Summary for: MagneticsProblem < handle

Class summary

MagneticsProblem Class for solving magnetics problems.

this = MagneticsProblem( model )

Construct problem, where model is an instance of RFmodel or MotorModelBase class.

Main methods:

• solve_static : solve static problem with no damping effects.

• solve_harmonic : solve harmonic problem.

• solve_quasistatic: similar to harmonic, but without the harmonic-reluctivity model used in solve_harmonic

• solve_stepping : solve time-stepping problem.

Most solution methods utilize a relaxed Newton iteration approach. On any given time-step, the first pars.maximum_regular_iterations are undamped. If this number of iterations is exceeded, damping is performed at each step. This damping if performed by first computing the regular Newton step direction, and progressively halving the step length until the residual norm is strictly reduced.
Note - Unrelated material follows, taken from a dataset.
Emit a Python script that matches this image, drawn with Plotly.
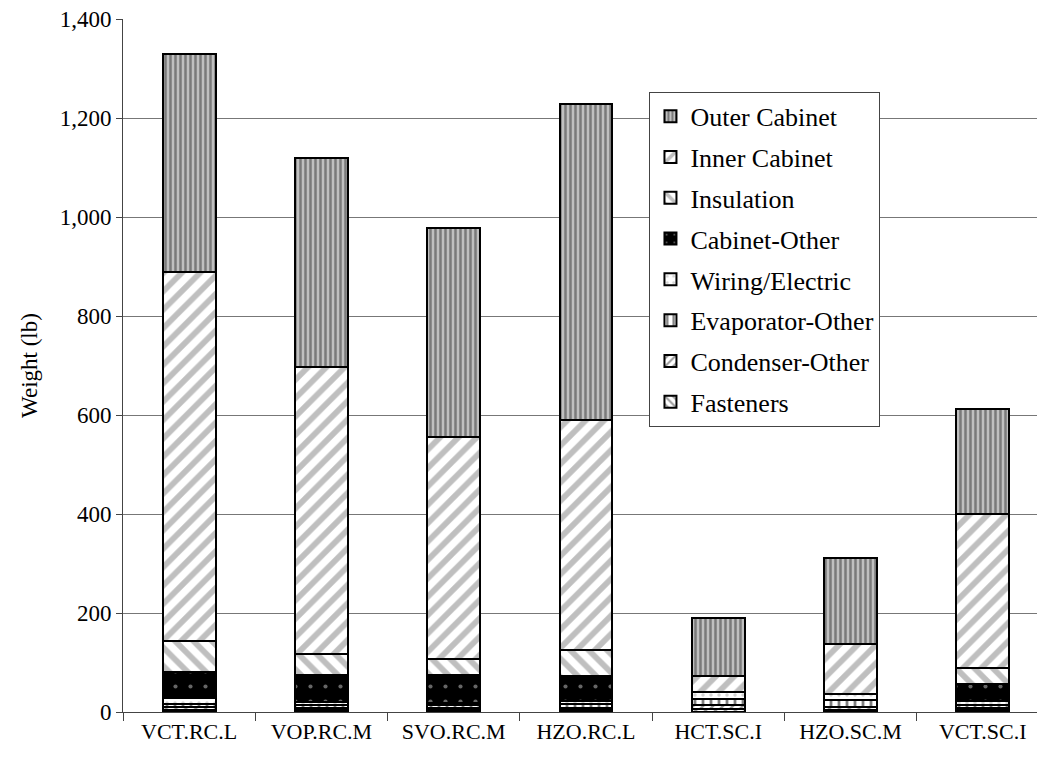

A maximum of pars.maximum_damping_iterations halving steps is performed.

Properties

.jacobian Jacobian constructor.

Saved MagneticsJacobian. Used if pars.use_cached_Jacobian is true

.model - The MotorModelBase (or compatible) model object associated with the problem

.nonsymmetric_jacobian Non-symmetric Jacobian.

Saved Jacobian constructor, for non.symmetric case.

Methods

Class methods are listed below. Inherited methods are not included.

.MagneticsProblem/get_Jacobian is a function.

J = get_Jacobian(this, pars, is_symmetric)

.MagneticsProblem/get_component_property is a function.

prob = get_component_property(this, component, property, pars)

.new New MagneticsProblem.

problem = MagneticsProblem.new(model)

A convenience method for quickly creating a new MagneticsProblem object. The method stores the previous instance of the problem created, and whenever the .model property of the old problem is equal to the argument model, the old problem is returned instead.

** PLEASE NOTE that this will fail to account for most changes in the model object, such as changes in the temperatures, or anything influencing those problem matrices not re-assembled during the simulation itself. For this reason, this method should only be called when the model object has not been changed in any fashion.

.MagneticsProblem/set_boundary_matrix is a function.

this = set_boundary_matrix(this, varargin)

.set_load_vector Set PM-load vector.

set_load_vector(this) computes the load vector (constant, time- and solution independent) due to permanent magnet sources in this.model.PMs.

.solve_harmonic Harmonic solution of a MagneticsProblem.

Solves a Harmonic magnetics problem, with sinusoidal time-variations.

solution = solve_harmonic(this, pars), where

• pars : a SimulationParameters object

• solution : a HarmonicSolution object.

Note: setting pars.isDC = true is recommended for synchronous machines; in this case the rotor is rotated by 90 electrical degrees for the imaginary/sinusoid component of the solution, compared to the real/cosinusoid part. This provides an approximation of the effect of rotor saliency.

NOTE: The real and imaginary fields are coupled in the rotor, which is incorrect for synchronous machines (as f_rotor = 0). As a result, the rotor reluctivity gets overestimated. This may be fixed in a future release. In the meantime, see ´MagneticsProblen.solve_quasistatic´.

.MagneticsProblem/solve_initial_conditions is a function.

[X0, res_prev] = solve_initial_conditions(this, pars, Sc, Mtot)

.solve_quasistatic Quasi-static solution a MagneticsProblem.

Almost like solve_harmonic with the ‘isDC’ parameter set to true; but only damping-related coupling between the d- and q-axes.

NOTE: Will probably be merged into solve_harmonic in the future.

.solve_static Static solution of a MagneticsProblem.

Solves a static magnetics problem, with no damping effects.

solution = solve_static(this, pars), where

• pars : a SimulationParameters object

• solution : a StaticSolution object.

.solve_stepping Time-stepping solution of a MagneticsProblem.

Solves a time-stepping problem with damping (eddy- and voltage-like terms) included.

solution = solve_harmonic(this, pars), where

• pars : a SimulationParameters object

• solution : a SteppingSolution object.

Note: Initial conditions have to be computed first, usually by running this.solve_harmonic or this.solve_quasistatic. Alternatively, one can set a MagneticsSolution object to this.results.initial_solution, or a solution vector to this.results.Xh.

.MagneticsProblem/sweep_harmonic is a function.

solutions = sweep_harmonic(this, pars)